Whilst it’s always been Skin’s vocals which drew my attention, Black Traffic balances her emotion ridden sound, with music which is both immediate and enchanting, and for once I find myself drawn more towards the sound, than the lyrics. Opener I Will Break You though in some ways almost simplistic in sound has a sense of urgency which couples with Skin’s vocals to truly capture the energy which is so prominent in their live performances. It’s a song which is going get the mosh pits forming within seconds of a live airing, and this vibe continues into following tracks Sad, Sad, Sad and Spit You Out.
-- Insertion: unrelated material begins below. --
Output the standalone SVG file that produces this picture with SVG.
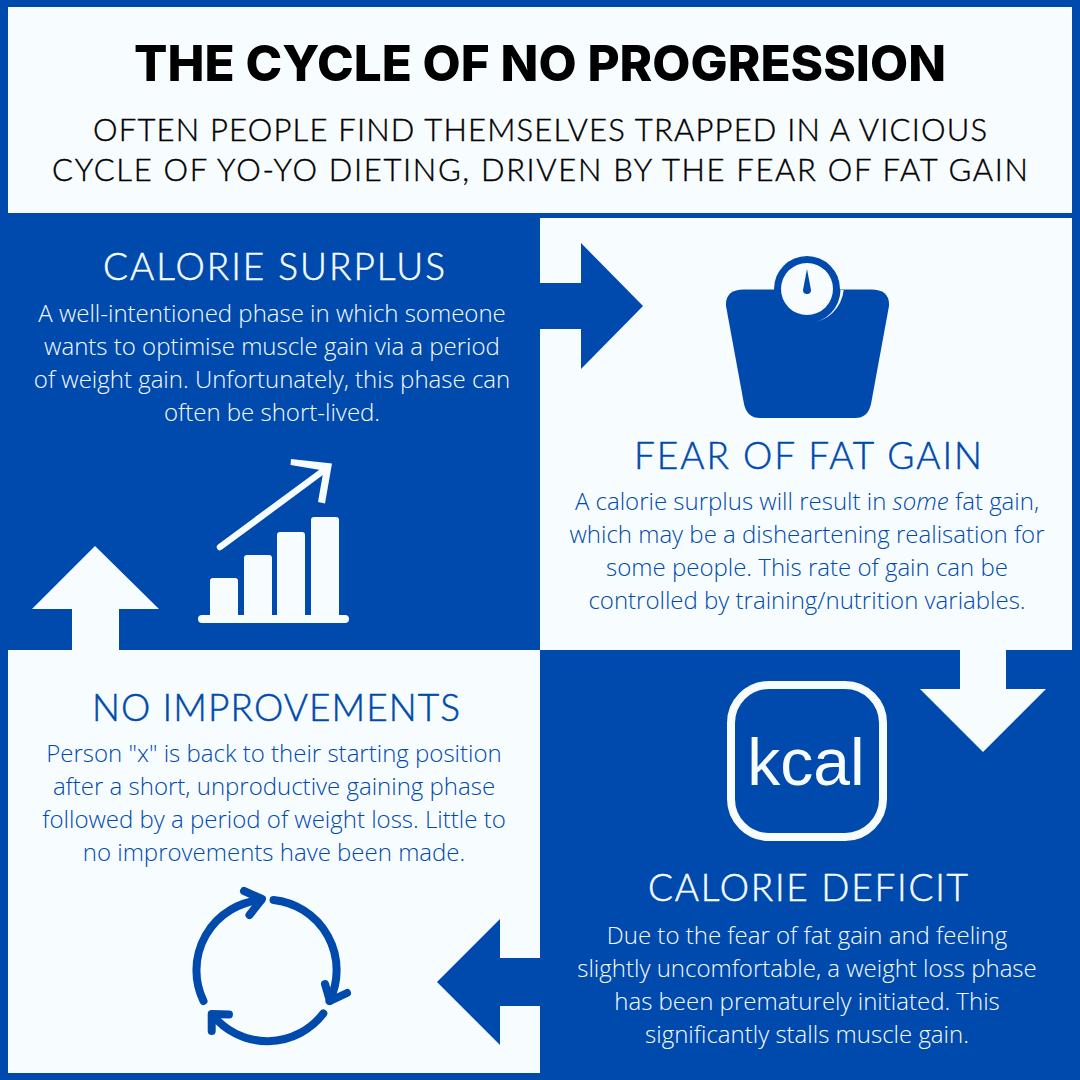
<svg xmlns="http://www.w3.org/2000/svg" width="1080" height="1080" viewBox="0 0 1080 1080">
<style>
.w{fill:#f7fcff}.b{fill:#004aad}
text{text-anchor:middle}
.title{font:800 50px "Inter","Liberation Sans",sans-serif;fill:#000}
.sub{font:300 31px "Lato","Liberation Sans",sans-serif;fill:#000;stroke:#000;stroke-width:.4}
.h{font:300 37px "Lato","Liberation Sans",sans-serif;stroke-width:.5}
.p{font:300 24px "Open Sans","Liberation Sans",sans-serif}
.tw{fill:#f7fcff}.tb{fill:#004aad}
.h.tw{stroke:#f7fcff}.h.tb{stroke:#004aad}
</style>
<rect width="1080" height="1080" class="b"/>
<g id="header">
<rect x="8" y="7" width="1064" height="206" class="w"/>
<text class="title" x="540" y="81" textLength="812" lengthAdjust="spacingAndGlyphs">THE CYCLE OF NO PROGRESSION</text>
<text class="sub" x="540" y="141" textLength="894" lengthAdjust="spacing">OFTEN PEOPLE FIND THEMSELVES TRAPPED IN A VICIOUS</text>
<text class="sub" x="540" y="181" textLength="976" lengthAdjust="spacing">CYCLE OF YO-YO DIETING, DRIVEN BY THE FEAR OF FAT GAIN</text>
</g>
<g id="panel-fear">
<rect x="540" y="218" width="532" height="432" class="w"/>
<path class="b" d="M744 289.500H871Q890 289.500 889 306L871 404Q868 418 855 418H760Q747 418 744 404L726 306Q725 289.500 744 289.500Z"/>
<circle cx="807" cy="289" r="33" class="b"/>
<circle cx="807" cy="289" r="26" class="w"/>
<path class="w" d="M843.700 290A36.700 36.700 0 0 1 809 323A33.500 33.500 0 0 0 840.500 290Z"/>
<path class="b" d="M807 269L811 290A4 4 0 0 1 803 290Z"/>
<text class="h tb" x="808" y="469" textLength="348" lengthAdjust="spacing">FEAR OF FAT GAIN</text>
<text class="p tb" x="807" y="510">A calorie surplus will result in <tspan font-style="italic">some</tspan> fat gain,</text>
<text class="p tb" x="807" y="543">which may be a disheartening realisation for</text>
<text class="p tb" x="807" y="576">some people. This rate of gain can be</text>
<text class="p tb" x="807" y="609">controlled by training/nutrition variables.</text>
</g>
<g id="panel-improvements">
<rect x="8" y="650" width="532" height="423" class="w"/>
<text class="h tb" x="276" y="721" textLength="368" lengthAdjust="spacing">NO IMPROVEMENTS</text>
<text class="p tb" x="274" y="762">Person "x" is back to their starting position</text>
<text class="p tb" x="274" y="795">after a short, unproductive gaining phase</text>
<text class="p tb" x="274" y="828">followed by a period of weight loss. Little to</text>
<text class="p tb" x="274" y="861">no improvements have been made.</text>
<g fill="none" stroke="#004aad" stroke-width="8" stroke-linecap="round" stroke-linejoin="round">
<path d="M203.500 1001A70.500 70.500 0 0 1 261 900"/><path d="M244 891L262 899L249.500 915"/>
<path d="M273.500 900A70.500 70.500 0 0 1 329.500 1001"/><path d="M325 984L330 1001L347 993"/>
<path d="M323.300 1013.500A70.500 70.500 0 0 1 212.500 1015"/><path d="M211.700 1031L211.700 1014L229 1014.500"/>
</g>
</g>
<g id="panel-surplus">
<text class="h tw" x="274" y="280" textLength="342" lengthAdjust="spacing">CALORIE SURPLUS</text>
<text class="p tw" x="272" y="322">A well-intentioned phase in which someone</text>
<text class="p tw" x="272" y="355">wants to optimise muscle gain via a period</text>
<text class="p tw" x="272" y="388">of weight gain. Unfortunately, this phase can</text>
<text class="p tw" x="272" y="421">often be short-lived.</text>
<g class="w">
<rect x="210" y="578" width="28" height="44" rx="3"/>
<rect x="244" y="555" width="28" height="67" rx="3"/>
<rect x="277" y="532" width="28" height="90" rx="3"/>
<rect x="311" y="517" width="28" height="105" rx="3"/>
<rect x="198" y="615" width="151" height="8" rx="4"/>
</g>
<path d="M220 547L325 469.500" fill="none" stroke="#f7fcff" stroke-width="6.500" stroke-linecap="round"/>
<path class="w" d="M291 459L332 463.500L325 503.500L318 502L323.500 470.500L290.500 465Z"/>
</g>
<g id="panel-deficit">
<rect x="731" y="685" width="152" height="152" rx="38" fill="none" stroke="#f7fcff" stroke-width="8"/>
<text x="806" y="785" font-family="Liberation Sans,sans-serif" font-size="66" class="tw">kcal</text>
<text class="h tw" x="808" y="901" textLength="320" lengthAdjust="spacing">CALORIE DEFICIT</text>
<text class="p tw" x="807" y="944">Due to the fear of fat gain and feeling</text>
<text class="p tw" x="807" y="977">slightly uncomfortable, a weight loss phase</text>
<text class="p tw" x="807" y="1010">has been prematurely initiated. This</text>
<text class="p tw" x="807" y="1043">significantly stalls muscle gain.</text>
</g>
<g id="connectors">
<path class="b" d="M540 283H581V243L643 306L581 369V329H540Z"/>
<path class="w" d="M960 650H1006V689H1046L983 752L920 689H960Z"/>
<path class="b" d="M540 958H500V919L437 982L500 1045V1006H540Z"/>
<path class="w" d="M72 650V609H32L95 546L159 609H119V650Z"/>
</g>
</svg>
Generally speaking the album seems to have more a dance element laced amongst the heavy riffs which creates a frenzied vibe, giving it a driving force which seemed somewhat missing on Wonderlustre. Nevertheless, Skunk Anansie have always been masters of balancing their musically heavy numbers with lighter songs, placing emphasis on the vocals and it’s on the like of Hope You Get To Meet Your Hero that the sorrowful tones of Skin’s vocals really shine. It’s a perfectly placed track on the album, preventing it from becoming stagnant with more rocky vibes and capturing the bands capacity to capture emotion within their songs. The same can be said for closing track Diving Down only here you become more aware of the drum beat, and whilst elsewhere at times it becomes more of a background sound, here the drums feel like the driving force of the song.
For me it’s Sticky Fingers In Your Honey and I Believed In You which are the standout tracks of the album, both containing choruses which instantly hook you in. Nevertheless, there’s not a single song on the album which you’d want to bypass. Though I’d previously though Skunk Anansie might have begun to mellow, they’re back with gumption and a massive dollop of musical genius all wrapped up in the form of an album; an album, which deserves the same, if not more success than their works from the 90’s.